To be done:
Output an exact reproduction of the data.
-------- Dataset section
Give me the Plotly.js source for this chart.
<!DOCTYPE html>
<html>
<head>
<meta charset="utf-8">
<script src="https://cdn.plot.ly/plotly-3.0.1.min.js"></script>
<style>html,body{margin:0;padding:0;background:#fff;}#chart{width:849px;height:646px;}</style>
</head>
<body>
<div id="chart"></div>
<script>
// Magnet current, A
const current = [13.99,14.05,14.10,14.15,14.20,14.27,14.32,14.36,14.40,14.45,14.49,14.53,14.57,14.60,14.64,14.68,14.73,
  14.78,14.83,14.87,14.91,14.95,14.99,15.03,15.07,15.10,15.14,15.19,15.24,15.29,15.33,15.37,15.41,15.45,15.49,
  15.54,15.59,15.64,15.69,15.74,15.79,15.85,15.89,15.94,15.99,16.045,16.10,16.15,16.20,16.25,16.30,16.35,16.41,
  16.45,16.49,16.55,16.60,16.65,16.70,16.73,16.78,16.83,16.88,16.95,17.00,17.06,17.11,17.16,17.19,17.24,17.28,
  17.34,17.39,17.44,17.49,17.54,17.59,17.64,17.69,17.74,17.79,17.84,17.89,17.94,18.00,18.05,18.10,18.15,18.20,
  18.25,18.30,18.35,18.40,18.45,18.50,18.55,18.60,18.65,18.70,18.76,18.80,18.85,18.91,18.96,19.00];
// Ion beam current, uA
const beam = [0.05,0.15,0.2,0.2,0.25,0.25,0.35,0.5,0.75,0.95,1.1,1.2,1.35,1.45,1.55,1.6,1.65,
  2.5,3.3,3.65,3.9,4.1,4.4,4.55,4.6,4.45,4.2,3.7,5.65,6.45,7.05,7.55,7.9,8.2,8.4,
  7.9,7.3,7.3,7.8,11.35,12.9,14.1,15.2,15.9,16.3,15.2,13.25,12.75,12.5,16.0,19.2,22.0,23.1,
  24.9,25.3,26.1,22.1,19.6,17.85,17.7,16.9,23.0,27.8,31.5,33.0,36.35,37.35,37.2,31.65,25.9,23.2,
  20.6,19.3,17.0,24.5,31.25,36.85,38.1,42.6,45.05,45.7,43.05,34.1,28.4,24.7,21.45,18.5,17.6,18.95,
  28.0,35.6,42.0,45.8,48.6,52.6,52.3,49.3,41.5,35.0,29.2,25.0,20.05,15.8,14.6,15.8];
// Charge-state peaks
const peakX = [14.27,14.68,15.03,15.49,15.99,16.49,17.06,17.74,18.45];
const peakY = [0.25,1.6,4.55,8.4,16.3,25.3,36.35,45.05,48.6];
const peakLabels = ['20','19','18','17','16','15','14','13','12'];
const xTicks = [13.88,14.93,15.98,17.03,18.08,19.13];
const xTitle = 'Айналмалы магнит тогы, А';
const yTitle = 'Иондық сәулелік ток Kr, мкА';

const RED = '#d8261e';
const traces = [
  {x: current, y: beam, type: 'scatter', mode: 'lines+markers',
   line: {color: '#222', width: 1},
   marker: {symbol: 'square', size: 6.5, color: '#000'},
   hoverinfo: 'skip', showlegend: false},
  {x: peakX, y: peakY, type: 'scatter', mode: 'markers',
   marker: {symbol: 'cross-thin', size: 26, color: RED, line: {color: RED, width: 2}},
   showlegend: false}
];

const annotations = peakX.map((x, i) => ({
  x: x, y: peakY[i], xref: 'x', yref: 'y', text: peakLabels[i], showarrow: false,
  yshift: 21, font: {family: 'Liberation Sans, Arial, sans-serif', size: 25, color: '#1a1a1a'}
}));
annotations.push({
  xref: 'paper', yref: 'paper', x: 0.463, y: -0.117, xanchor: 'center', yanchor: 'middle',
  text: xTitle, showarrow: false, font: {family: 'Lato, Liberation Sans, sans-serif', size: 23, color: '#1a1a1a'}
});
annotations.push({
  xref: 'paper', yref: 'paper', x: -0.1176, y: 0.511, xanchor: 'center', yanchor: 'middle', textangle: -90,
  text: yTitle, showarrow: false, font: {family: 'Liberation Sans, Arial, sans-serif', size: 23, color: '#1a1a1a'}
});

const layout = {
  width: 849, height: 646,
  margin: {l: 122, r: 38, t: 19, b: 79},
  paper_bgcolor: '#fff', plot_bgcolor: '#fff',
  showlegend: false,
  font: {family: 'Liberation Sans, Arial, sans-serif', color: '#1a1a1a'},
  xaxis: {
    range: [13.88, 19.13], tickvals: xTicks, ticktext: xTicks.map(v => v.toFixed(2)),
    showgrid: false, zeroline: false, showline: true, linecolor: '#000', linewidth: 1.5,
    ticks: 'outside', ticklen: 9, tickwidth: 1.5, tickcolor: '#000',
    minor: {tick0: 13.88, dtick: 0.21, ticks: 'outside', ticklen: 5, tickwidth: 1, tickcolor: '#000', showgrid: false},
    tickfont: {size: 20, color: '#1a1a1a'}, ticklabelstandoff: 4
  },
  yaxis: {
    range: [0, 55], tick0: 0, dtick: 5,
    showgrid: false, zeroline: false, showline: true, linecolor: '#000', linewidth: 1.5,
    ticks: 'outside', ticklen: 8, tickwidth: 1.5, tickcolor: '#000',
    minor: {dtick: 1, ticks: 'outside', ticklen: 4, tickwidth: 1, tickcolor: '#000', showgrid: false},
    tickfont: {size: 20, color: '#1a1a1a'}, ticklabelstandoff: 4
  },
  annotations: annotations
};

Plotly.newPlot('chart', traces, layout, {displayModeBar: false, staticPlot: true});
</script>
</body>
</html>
----------------
Answer to this problem:
Give me the Plotly.js source for this chart.
<!DOCTYPE html>
<html>
<head>
<meta charset="utf-8">
<script src="https://cdn.plot.ly/plotly-3.0.1.min.js"></script>
<style>html,body{margin:0;padding:0;background:#fff;}#chart{width:849px;height:646px;}</style>
</head>
<body>
<div id="chart"></div>
<script>
// Magnet current, A
const current = [13.99,14.05,14.10,14.15,14.20,14.27,14.32,14.36,14.40,14.45,14.49,14.53,14.57,14.60,14.64,14.68,14.73,
  14.78,14.83,14.87,14.91,14.95,14.99,15.03,15.07,15.10,15.14,15.19,15.24,15.29,15.33,15.37,15.41,15.45,15.49,
  15.54,15.59,15.64,15.69,15.74,15.79,15.85,15.89,15.94,15.99,16.045,16.10,16.15,16.20,16.25,16.30,16.35,16.41,
  16.45,16.49,16.55,16.60,16.65,16.70,16.73,16.78,16.83,16.88,16.95,17.00,17.06,17.11,17.16,17.19,17.24,17.28,
  17.34,17.39,17.44,17.49,17.54,17.59,17.64,17.69,17.74,17.79,17.84,17.89,17.94,18.00,18.05,18.10,18.15,18.20,
  18.25,18.30,18.35,18.40,18.45,18.50,18.55,18.60,18.65,18.70,18.76,18.80,18.85,18.91,18.96,19.00];
// Ion beam current, uA
const beam = [0.05,0.15,0.2,0.2,0.25,0.25,0.35,0.5,0.75,0.95,1.1,1.2,1.35,1.45,1.55,1.6,1.65,
  2.5,3.3,3.65,3.9,4.1,4.4,4.55,4.6,4.45,4.2,3.7,5.65,6.45,7.05,7.55,7.9,8.2,8.4,
  7.9,7.3,7.3,7.8,11.35,12.9,14.1,15.2,15.9,16.3,15.2,13.25,12.75,12.5,16.0,19.2,22.0,23.1,
  24.9,25.3,26.1,22.1,19.6,17.85,17.7,16.9,23.0,27.8,31.5,33.0,36.35,37.35,37.2,31.65,25.9,23.2,
  20.6,19.3,17.0,24.5,31.25,36.85,38.1,42.6,45.05,45.7,43.05,34.1,28.4,24.7,21.45,18.5,17.6,18.95,
  28.0,35.6,42.0,45.8,48.6,52.6,52.3,49.3,41.5,35.0,29.2,25.0,20.05,15.8,14.6,15.8];
// Charge-state peaks
const peakX = [14.27,14.68,15.03,15.49,15.99,16.49,17.06,17.74,18.45];
const peakY = [0.25,1.6,4.55,8.4,16.3,25.3,36.35,45.05,48.6];
const peakLabels = ['20','19','18','17','16','15','14','13','12'];
const xTicks = [13.88,14.93,15.98,17.03,18.08,19.13];
const xTitle = 'Айналмалы магнит тогы, А';
const yTitle = 'Иондық сәулелік ток Kr, мкА';

const RED = '#d8261e';
const traces = [
  {x: current, y: beam, type: 'scatter', mode: 'lines+markers',
   line: {color: '#222', width: 1},
   marker: {symbol: 'square', size: 6.5, color: '#000'},
   hoverinfo: 'skip', showlegend: false},
  {x: peakX, y: peakY, type: 'scatter', mode: 'markers',
   marker: {symbol: 'cross-thin', size: 26, color: RED, line: {color: RED, width: 2}},
   showlegend: false}
];

const annotations = peakX.map((x, i) => ({
  x: x, y: peakY[i], xref: 'x', yref: 'y', text: peakLabels[i], showarrow: false,
  yshift: 21, font: {family: 'Liberation Sans, Arial, sans-serif', size: 25, color: '#1a1a1a'}
}));
annotations.push({
  xref: 'paper', yref: 'paper', x: 0.463, y: -0.117, xanchor: 'center', yanchor: 'middle',
  text: xTitle, showarrow: false, font: {family: 'Lato, Liberation Sans, sans-serif', size: 23, color: '#1a1a1a'}
});
annotations.push({
  xref: 'paper', yref: 'paper', x: -0.1176, y: 0.511, xanchor: 'center', yanchor: 'middle', textangle: -90,
  text: yTitle, showarrow: false, font: {family: 'Liberation Sans, Arial, sans-serif', size: 23, color: '#1a1a1a'}
});

const layout = {
  width: 849, height: 646,
  margin: {l: 122, r: 38, t: 19, b: 79},
  paper_bgcolor: '#fff', plot_bgcolor: '#fff',
  showlegend: false,
  font: {family: 'Liberation Sans, Arial, sans-serif', color: '#1a1a1a'},
  xaxis: {
    range: [13.88, 19.13], tickvals: xTicks, ticktext: xTicks.map(v => v.toFixed(2)),
    showgrid: false, zeroline: false, showline: true, linecolor: '#000', linewidth: 1.5,
    ticks: 'outside', ticklen: 9, tickwidth: 1.5, tickcolor: '#000',
    minor: {tick0: 13.88, dtick: 0.21, ticks: 'outside', ticklen: 5, tickwidth: 1, tickcolor: '#000', showgrid: false},
    tickfont: {size: 20, color: '#1a1a1a'}, ticklabelstandoff: 4
  },
  yaxis: {
    range: [0, 55], tick0: 0, dtick: 5,
    showgrid: false, zeroline: false, showline: true, linecolor: '#000', linewidth: 1.5,
    ticks: 'outside', ticklen: 8, tickwidth: 1.5, tickcolor: '#000',
    minor: {dtick: 1, ticks: 'outside', ticklen: 4, tickwidth: 1, tickcolor: '#000', showgrid: false},
    tickfont: {size: 20, color: '#1a1a1a'}, ticklabelstandoff: 4
  },
  annotations: annotations
};

Plotly.newPlot('chart', traces, layout, {displayModeBar: false, staticPlot: true});
</script>
</body>
</html>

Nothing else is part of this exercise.